The feeling today at Fenway Park didn't seem so hostile.

"I just approached it as I have like any player, I've got questions I need answered here on what's best going next and I needed the player to be involved in the process," Cashman said. "So we had a good conversation on that end. I would term it good. I didn't re-hash anything from the past. It’s not productive to do so. He's been suspended. He served his time. It gets completed by tomorrow.”

The Yankees' GM called his conversations with Rodriguez "very professional."

"He responded immediately," Cashman said. "He was out in California and told me where he was at physically, he told me how excited he was to get back into play, gave his ideas about what he wants to do mapping this winter out in terms of who he’s going to work with and how he’s going to prepare. Winter ball was taken off the table when I asked him if that was an avenue he wanted to pursue.”

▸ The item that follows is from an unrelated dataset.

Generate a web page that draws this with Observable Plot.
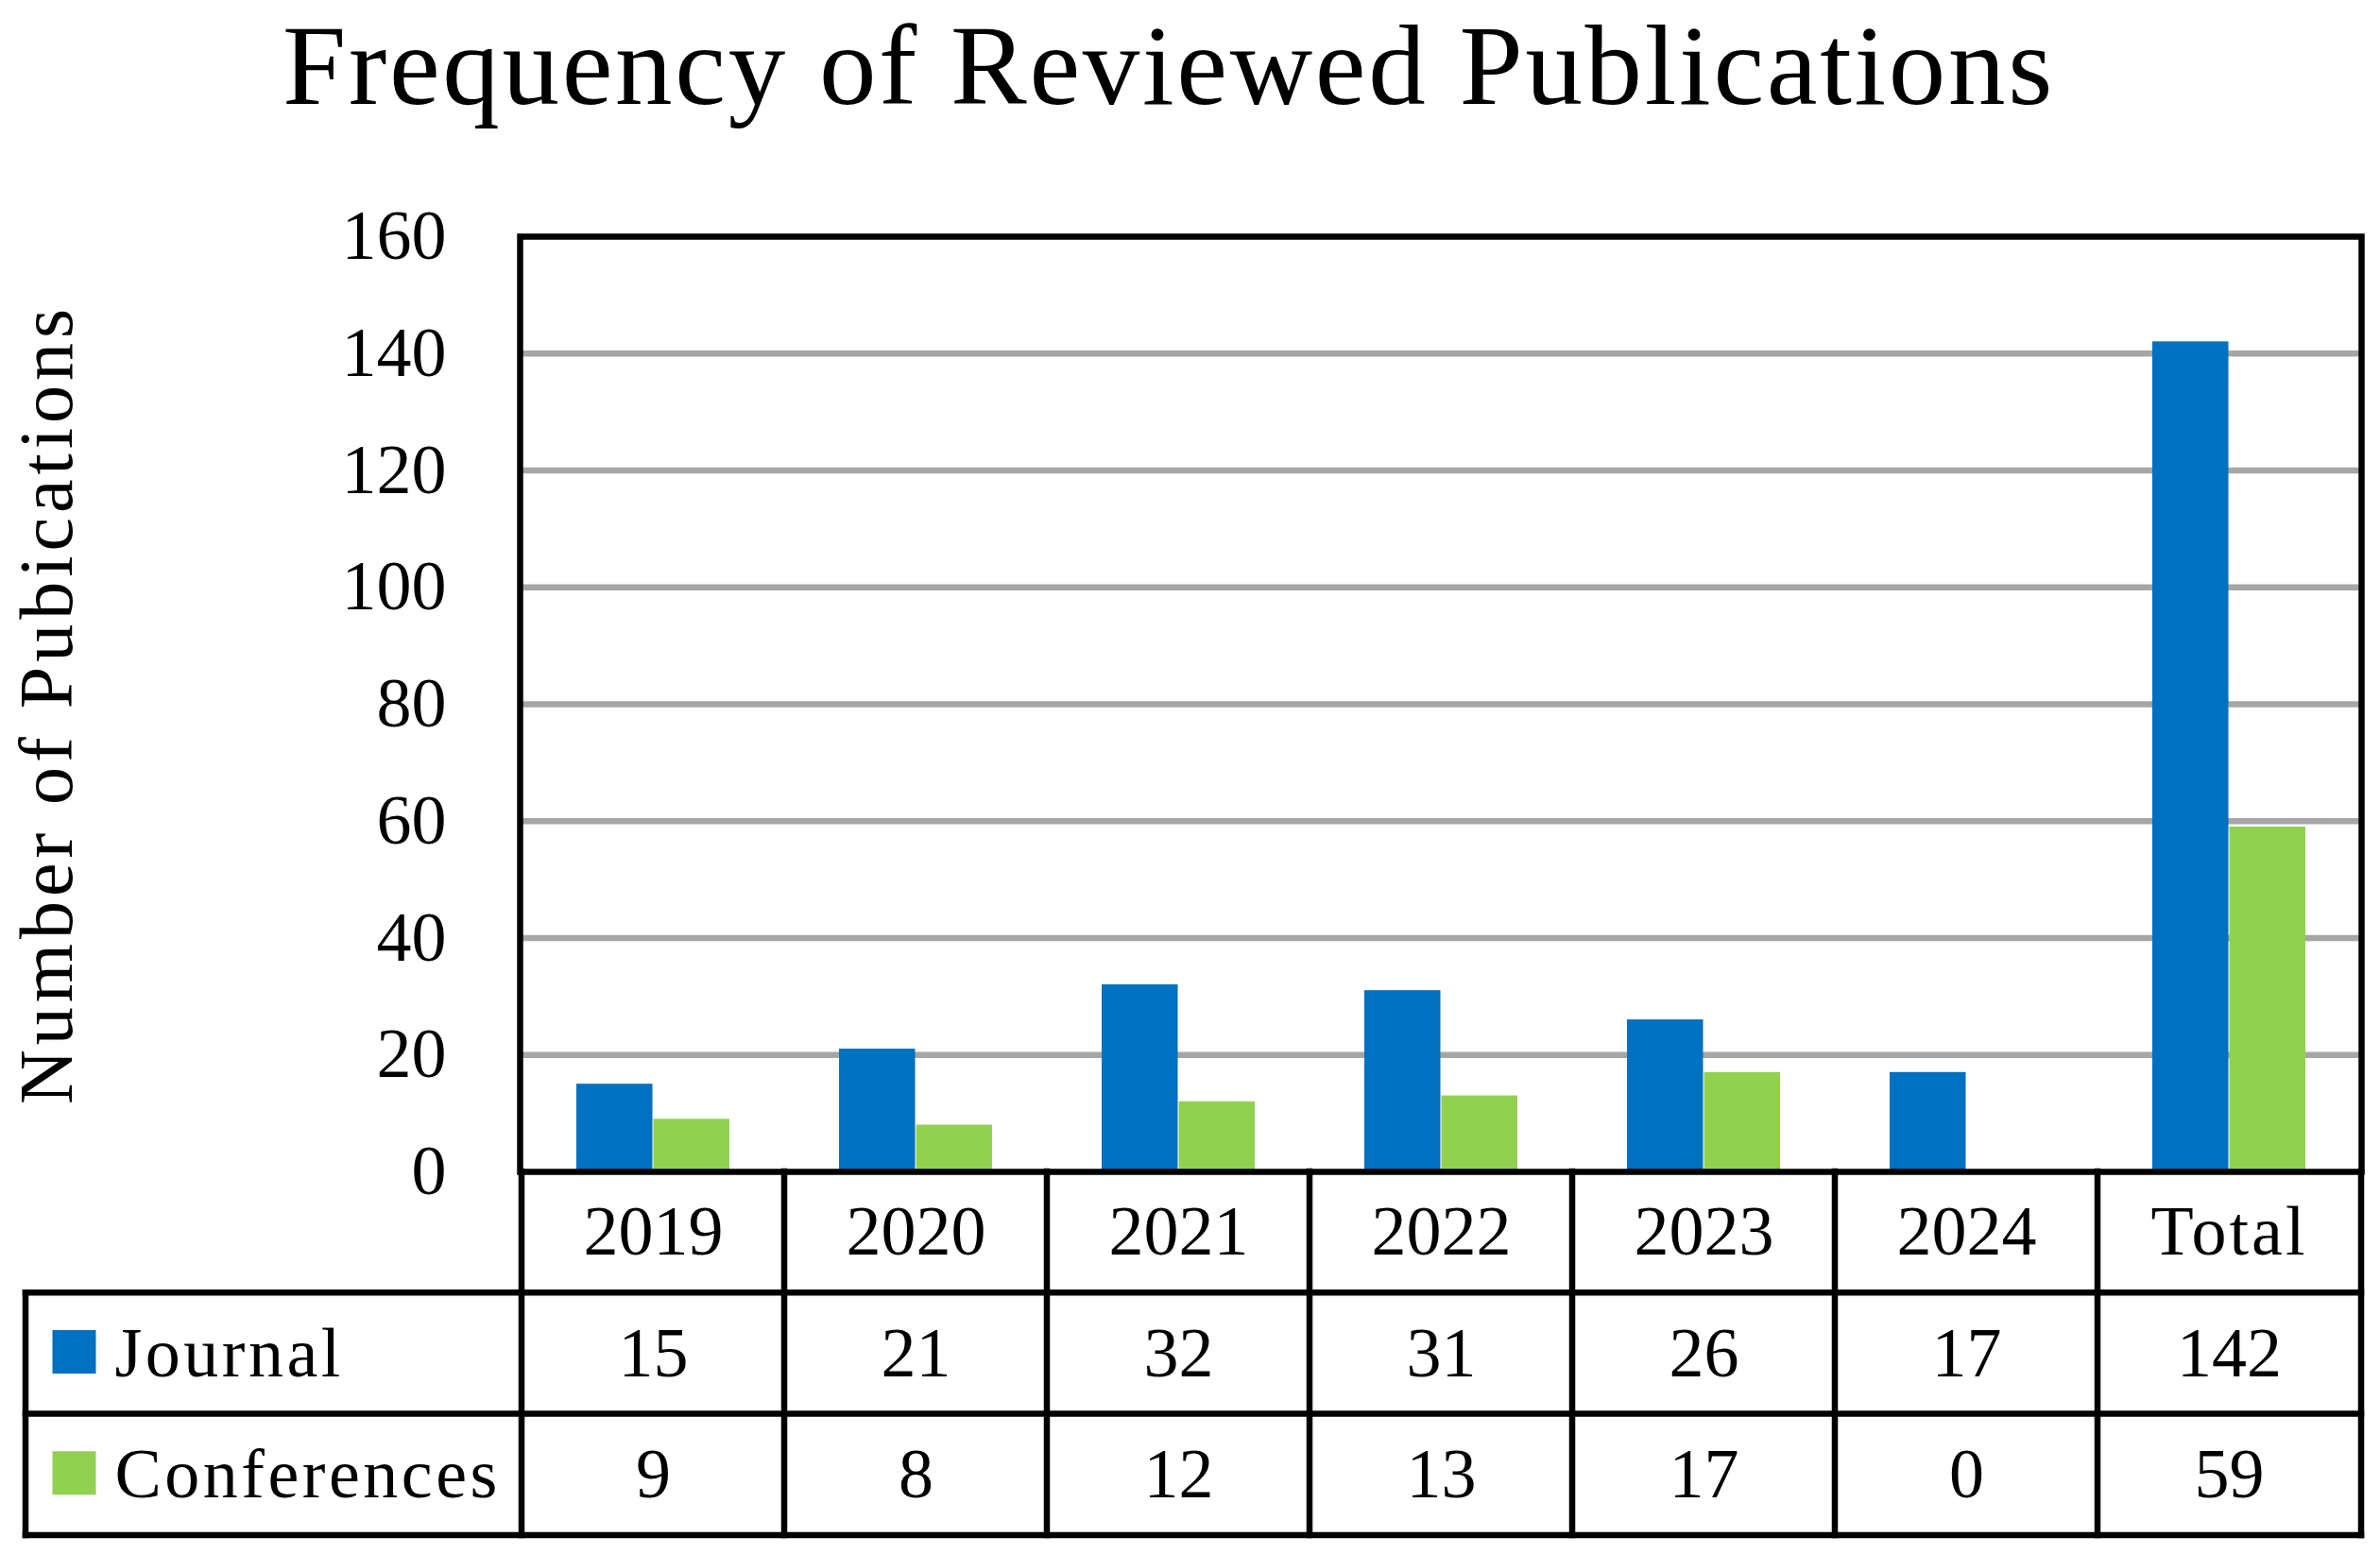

Is the fact Rodriguez doesn't want to play winter ball an issue?

“No judgment on it, no issue with it, no concern with it,” he said. In fact, it saved him the labor of sorting out with the insurance company whether or not winter ball would be covered.

That's about the extent of the insurance company's involvement, though, as Cashman relayed that Alex Rodriguez had passed an in-season physical and was "fit to compete." That would logically mean the team won't have the ability to void his contract even if they wished to.

In fact, that may be the last thing on their minds. With Jeter leaving, an infield spot opens up. More than that, though, the team loses their clubhouse leader. In some capacity, that could be filled by Alex Rodriguez.

“I don’t necessarily think he would say 'I want to be that', but Alex, at heart, is a teacher," said Manager Joe Girardi. "He likes to teach the game and where you’re supposed to be, and how to play the position. He likes to talk about hitting. Alex loves to talk about the game."

The fact A-Rod doesn't seek out to be 'the guy' may actually be a positive.

“You don’t know how any of these guys are going to react if people start coming to them to be the guy, to be the voice," Girardi said. "In the late 90’s, it wasn’t one guy. And that’s ok with me too. I’m not asking for there to be one guy. Let there be a number of voices who know how to lead down there. It makes it easier for them, actually.” He mentioned Rodriguez has never had to take on a role like Jeter has in his years at the captain.

A-Rod will be looked upon next year, at the very least, for a steady bat. Cashman admitted today the team's fault came in its inability to sort out offensive problems. And, while he just turned 39 this July, Rodriguez may be of use.

Yankees infielders hit an unspectacular .241 this year, while the DH spot was just .225 with a .657 OPS. A-Rod hit .244 in 156 at-bats in 2013 with 7 HRs. That projects to 25 HRs for a full season.

Still, that was a year ago, and as Brian Cashman admits, it's unknown what this A-Rod will look like on a baseball diamond. "It's the same as it was with Teixeira and Jeter," he said. With questions coing into the year regarding both of them, they didn't exactly silence the critics. They'll roar louder than ever now at Rodriguez.